THE DATA
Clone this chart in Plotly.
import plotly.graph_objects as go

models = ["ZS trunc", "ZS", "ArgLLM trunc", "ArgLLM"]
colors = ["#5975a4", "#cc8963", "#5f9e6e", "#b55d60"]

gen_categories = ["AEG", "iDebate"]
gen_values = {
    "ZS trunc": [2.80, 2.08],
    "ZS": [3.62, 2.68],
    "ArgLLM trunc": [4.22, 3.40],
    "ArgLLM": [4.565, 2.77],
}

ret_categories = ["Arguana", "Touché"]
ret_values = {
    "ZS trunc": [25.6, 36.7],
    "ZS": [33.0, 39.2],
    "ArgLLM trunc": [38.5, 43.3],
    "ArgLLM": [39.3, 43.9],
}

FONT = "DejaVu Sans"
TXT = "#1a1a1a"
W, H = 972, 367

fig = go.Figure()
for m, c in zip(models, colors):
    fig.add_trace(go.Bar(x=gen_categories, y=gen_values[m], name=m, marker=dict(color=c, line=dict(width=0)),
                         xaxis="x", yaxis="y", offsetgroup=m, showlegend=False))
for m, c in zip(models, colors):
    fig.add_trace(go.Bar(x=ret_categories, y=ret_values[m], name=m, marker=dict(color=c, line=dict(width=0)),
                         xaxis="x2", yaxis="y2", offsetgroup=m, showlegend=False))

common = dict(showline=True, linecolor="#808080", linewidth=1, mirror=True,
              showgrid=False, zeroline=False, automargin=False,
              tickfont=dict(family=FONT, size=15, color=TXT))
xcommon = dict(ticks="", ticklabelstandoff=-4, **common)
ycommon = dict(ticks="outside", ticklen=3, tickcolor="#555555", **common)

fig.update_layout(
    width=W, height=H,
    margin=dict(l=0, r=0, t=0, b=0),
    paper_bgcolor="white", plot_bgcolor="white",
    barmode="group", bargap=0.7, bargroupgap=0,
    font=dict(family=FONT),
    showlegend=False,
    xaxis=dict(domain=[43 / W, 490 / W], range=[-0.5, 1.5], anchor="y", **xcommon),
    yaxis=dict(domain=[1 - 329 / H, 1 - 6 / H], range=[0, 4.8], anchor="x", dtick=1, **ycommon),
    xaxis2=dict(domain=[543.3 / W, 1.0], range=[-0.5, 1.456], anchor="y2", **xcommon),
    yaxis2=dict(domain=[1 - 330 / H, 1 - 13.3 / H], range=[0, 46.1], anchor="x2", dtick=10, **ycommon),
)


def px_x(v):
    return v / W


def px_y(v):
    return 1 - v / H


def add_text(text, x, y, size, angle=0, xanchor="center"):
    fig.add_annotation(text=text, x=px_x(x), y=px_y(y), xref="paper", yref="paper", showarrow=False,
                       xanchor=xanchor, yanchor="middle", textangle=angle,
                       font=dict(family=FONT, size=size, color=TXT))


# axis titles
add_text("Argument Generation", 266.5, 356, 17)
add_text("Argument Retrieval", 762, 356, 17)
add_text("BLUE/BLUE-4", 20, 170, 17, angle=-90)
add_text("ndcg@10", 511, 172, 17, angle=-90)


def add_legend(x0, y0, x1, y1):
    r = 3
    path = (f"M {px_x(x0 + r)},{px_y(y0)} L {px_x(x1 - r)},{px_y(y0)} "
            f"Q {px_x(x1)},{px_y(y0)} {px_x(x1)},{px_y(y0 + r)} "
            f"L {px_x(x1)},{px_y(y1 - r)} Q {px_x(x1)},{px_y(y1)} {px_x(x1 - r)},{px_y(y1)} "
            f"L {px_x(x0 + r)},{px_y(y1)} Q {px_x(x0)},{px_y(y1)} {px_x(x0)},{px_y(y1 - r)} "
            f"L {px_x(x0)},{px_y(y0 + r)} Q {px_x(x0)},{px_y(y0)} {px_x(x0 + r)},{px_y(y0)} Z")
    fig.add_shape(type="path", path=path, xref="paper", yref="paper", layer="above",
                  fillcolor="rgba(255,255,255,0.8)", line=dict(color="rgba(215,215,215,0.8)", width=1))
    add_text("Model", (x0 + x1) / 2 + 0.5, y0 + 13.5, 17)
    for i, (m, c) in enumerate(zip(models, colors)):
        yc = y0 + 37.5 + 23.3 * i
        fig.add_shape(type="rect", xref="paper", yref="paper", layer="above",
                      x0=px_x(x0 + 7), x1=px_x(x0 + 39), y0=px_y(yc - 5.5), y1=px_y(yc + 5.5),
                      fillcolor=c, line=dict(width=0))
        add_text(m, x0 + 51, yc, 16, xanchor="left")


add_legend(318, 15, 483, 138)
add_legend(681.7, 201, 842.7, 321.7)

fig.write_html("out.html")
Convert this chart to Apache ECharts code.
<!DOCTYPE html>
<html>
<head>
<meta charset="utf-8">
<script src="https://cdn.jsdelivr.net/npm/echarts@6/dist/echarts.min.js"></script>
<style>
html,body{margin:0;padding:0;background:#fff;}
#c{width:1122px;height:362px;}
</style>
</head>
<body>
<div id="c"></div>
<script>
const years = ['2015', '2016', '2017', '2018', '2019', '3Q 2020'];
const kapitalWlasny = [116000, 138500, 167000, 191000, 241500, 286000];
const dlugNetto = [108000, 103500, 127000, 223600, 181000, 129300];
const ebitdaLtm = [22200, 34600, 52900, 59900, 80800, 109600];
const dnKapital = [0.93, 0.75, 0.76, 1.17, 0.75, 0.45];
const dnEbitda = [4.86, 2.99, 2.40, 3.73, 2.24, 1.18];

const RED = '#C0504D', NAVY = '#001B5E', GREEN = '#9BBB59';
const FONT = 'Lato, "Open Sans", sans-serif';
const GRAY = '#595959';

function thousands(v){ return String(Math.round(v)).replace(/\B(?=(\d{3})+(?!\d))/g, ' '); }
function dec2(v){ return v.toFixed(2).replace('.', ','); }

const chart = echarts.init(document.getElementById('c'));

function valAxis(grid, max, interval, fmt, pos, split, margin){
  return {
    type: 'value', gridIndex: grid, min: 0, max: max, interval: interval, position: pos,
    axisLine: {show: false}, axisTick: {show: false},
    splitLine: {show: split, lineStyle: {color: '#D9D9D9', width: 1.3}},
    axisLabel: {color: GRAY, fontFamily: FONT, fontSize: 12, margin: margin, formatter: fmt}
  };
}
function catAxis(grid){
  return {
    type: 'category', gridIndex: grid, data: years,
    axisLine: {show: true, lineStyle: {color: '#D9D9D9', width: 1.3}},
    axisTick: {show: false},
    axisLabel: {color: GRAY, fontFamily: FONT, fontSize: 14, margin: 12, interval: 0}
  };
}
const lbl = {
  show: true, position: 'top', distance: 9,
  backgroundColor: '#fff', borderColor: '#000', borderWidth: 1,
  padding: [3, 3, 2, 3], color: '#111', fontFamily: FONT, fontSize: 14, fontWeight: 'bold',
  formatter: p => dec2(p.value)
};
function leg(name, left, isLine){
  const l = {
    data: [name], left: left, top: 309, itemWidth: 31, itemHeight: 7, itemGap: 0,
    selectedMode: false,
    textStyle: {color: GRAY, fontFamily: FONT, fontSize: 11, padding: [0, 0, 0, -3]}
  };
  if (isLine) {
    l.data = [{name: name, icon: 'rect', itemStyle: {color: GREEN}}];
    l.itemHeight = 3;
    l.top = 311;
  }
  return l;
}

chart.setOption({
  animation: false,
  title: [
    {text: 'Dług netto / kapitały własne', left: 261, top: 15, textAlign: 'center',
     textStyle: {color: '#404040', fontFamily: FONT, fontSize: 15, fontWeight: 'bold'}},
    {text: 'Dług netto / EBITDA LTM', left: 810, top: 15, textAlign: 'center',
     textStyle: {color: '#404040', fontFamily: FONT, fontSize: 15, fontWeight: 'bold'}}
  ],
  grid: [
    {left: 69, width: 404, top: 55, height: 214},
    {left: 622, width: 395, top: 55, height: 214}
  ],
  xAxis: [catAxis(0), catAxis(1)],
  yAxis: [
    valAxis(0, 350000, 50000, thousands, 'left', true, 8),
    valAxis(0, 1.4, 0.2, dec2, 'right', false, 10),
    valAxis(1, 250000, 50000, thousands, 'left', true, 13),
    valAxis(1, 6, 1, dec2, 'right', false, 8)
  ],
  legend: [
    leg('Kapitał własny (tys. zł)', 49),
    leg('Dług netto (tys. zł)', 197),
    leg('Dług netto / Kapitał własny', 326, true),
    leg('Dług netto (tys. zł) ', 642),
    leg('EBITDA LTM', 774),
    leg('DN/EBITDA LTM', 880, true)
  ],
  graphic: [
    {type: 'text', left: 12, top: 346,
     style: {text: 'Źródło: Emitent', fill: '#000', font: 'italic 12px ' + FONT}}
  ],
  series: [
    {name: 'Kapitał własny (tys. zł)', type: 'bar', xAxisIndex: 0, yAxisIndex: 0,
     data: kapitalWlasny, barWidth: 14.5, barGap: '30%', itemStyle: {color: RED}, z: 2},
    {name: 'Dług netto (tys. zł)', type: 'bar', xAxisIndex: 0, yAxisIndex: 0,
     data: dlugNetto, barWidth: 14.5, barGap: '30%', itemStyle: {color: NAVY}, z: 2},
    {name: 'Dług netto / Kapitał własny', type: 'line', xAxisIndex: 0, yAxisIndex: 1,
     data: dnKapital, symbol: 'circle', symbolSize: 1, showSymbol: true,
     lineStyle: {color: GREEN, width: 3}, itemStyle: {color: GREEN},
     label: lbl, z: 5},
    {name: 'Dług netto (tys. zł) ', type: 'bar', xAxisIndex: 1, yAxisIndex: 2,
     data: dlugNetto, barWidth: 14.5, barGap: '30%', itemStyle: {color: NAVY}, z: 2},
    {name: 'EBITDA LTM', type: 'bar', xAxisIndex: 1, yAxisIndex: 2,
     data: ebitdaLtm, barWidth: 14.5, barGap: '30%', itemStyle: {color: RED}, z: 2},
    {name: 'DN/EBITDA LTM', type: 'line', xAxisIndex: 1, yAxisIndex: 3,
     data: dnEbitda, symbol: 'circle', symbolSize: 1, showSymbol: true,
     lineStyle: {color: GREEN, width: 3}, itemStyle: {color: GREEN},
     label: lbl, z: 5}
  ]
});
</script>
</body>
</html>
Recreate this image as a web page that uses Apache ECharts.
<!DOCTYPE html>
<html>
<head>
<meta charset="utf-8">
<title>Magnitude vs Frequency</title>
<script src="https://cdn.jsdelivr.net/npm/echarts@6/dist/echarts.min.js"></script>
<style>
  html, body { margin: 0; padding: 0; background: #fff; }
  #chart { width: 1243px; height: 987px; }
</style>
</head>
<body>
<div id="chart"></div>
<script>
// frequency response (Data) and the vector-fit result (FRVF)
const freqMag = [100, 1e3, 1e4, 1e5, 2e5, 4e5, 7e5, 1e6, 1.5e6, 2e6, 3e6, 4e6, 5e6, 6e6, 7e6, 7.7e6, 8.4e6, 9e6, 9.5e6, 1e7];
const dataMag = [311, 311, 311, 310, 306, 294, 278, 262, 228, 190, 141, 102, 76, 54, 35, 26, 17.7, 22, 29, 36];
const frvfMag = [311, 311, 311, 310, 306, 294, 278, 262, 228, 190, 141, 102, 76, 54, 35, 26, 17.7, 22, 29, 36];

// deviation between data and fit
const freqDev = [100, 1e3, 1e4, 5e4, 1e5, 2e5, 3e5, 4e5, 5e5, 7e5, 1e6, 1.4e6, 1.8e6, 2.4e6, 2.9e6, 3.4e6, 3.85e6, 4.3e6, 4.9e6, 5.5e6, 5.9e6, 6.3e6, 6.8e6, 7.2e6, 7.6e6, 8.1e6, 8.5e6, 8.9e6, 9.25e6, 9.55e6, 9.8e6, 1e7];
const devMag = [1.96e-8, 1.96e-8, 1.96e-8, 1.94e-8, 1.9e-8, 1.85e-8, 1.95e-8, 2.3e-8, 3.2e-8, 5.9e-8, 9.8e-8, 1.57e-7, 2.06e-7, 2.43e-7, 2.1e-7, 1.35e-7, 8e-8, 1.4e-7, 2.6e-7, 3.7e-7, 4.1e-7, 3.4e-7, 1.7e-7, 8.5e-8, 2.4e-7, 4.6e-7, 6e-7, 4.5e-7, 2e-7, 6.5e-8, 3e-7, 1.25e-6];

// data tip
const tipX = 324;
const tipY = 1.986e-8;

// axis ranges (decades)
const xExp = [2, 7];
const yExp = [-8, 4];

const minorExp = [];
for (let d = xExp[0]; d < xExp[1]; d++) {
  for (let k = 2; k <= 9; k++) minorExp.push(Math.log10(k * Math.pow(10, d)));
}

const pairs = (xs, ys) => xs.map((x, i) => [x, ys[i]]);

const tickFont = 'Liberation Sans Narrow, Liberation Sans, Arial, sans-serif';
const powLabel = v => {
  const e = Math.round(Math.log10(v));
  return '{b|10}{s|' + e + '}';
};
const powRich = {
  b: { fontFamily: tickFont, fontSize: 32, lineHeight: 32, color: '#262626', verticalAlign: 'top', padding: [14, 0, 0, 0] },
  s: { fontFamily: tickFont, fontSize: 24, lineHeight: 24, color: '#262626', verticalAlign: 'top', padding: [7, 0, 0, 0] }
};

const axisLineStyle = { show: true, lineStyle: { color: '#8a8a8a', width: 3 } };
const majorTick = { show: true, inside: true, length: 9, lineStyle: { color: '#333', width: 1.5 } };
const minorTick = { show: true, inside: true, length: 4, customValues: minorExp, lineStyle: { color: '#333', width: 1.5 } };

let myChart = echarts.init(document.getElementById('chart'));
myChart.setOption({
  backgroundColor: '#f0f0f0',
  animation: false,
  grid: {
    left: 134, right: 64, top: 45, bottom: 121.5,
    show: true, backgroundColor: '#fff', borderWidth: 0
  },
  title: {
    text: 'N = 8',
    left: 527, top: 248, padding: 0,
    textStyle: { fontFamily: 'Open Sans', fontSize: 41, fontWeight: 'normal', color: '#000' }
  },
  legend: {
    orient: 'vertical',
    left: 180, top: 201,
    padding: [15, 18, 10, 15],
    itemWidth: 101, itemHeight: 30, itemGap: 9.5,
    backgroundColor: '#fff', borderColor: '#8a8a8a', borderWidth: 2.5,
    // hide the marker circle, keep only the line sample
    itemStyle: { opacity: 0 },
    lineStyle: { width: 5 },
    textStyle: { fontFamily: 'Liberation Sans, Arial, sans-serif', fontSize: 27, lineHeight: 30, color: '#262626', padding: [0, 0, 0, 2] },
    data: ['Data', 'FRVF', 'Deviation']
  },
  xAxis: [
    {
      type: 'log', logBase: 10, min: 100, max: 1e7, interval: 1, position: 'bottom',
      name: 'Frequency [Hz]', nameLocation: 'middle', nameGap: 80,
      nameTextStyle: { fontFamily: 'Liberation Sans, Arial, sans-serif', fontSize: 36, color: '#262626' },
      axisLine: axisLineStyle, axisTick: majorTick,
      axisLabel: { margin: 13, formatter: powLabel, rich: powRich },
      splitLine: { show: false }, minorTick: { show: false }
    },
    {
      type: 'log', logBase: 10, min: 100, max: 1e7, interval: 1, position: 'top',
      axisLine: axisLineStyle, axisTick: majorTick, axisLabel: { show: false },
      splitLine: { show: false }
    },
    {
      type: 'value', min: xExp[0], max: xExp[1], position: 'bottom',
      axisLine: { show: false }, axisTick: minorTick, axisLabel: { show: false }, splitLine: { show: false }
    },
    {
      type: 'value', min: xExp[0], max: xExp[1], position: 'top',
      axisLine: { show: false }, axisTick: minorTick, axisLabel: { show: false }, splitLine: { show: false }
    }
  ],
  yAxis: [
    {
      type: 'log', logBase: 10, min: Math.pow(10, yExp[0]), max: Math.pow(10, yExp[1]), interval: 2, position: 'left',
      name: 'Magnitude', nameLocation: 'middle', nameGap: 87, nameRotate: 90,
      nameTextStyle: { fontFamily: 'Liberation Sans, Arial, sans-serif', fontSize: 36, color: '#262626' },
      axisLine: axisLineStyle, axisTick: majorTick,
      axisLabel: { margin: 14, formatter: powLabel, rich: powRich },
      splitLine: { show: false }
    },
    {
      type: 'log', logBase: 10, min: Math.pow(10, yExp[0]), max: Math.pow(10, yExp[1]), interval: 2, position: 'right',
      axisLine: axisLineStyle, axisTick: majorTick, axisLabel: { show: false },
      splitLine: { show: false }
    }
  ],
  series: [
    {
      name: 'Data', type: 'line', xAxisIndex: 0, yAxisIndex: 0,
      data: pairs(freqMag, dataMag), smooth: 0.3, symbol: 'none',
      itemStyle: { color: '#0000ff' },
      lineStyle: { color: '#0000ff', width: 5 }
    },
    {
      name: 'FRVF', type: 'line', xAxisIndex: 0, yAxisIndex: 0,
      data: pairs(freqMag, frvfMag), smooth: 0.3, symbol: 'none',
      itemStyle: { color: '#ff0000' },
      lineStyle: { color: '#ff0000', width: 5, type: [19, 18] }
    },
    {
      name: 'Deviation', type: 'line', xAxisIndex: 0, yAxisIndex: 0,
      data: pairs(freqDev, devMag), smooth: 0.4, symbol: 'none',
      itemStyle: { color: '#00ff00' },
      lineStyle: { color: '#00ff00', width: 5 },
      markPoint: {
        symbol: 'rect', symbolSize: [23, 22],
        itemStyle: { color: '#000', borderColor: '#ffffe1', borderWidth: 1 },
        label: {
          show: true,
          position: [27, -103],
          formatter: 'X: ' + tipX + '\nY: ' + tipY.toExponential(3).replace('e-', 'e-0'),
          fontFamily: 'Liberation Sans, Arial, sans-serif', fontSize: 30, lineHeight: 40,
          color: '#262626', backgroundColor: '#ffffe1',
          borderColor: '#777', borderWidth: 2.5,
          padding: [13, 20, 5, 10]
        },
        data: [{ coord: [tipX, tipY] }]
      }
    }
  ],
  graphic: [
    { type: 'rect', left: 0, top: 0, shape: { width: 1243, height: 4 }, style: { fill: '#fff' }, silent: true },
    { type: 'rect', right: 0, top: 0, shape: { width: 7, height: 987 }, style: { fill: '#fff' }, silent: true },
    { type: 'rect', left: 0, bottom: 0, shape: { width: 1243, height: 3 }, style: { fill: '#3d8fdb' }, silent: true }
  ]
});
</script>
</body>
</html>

REQUIRED WORK
Exactly as written, quote the lines from the one that has "Convert this chart to Apache ECharts code." down to the one that has "const chart = echarts.init(document.getElementById('c'));", and include both.

RESPONSE BELOW
Convert this chart to Apache ECharts code.
<!DOCTYPE html>
<html>
<head>
<meta charset="utf-8">
<script src="https://cdn.jsdelivr.net/npm/echarts@6/dist/echarts.min.js"></script>
<style>
html,body{margin:0;padding:0;background:#fff;}
#c{width:1122px;height:362px;}
</style>
</head>
<body>
<div id="c"></div>
<script>
const years = ['2015', '2016', '2017', '2018', '2019', '3Q 2020'];
const kapitalWlasny = [116000, 138500, 167000, 191000, 241500, 286000];
const dlugNetto = [108000, 103500, 127000, 223600, 181000, 129300];
const ebitdaLtm = [22200, 34600, 52900, 59900, 80800, 109600];
const dnKapital = [0.93, 0.75, 0.76, 1.17, 0.75, 0.45];
const dnEbitda = [4.86, 2.99, 2.40, 3.73, 2.24, 1.18];

const RED = '#C0504D', NAVY = '#001B5E', GREEN = '#9BBB59';
const FONT = 'Lato, "Open Sans", sans-serif';
const GRAY = '#595959';

function thousands(v){ return String(Math.round(v)).replace(/\B(?=(\d{3})+(?!\d))/g, ' '); }
function dec2(v){ return v.toFixed(2).replace('.', ','); }

const chart = echarts.init(document.getElementById('c'));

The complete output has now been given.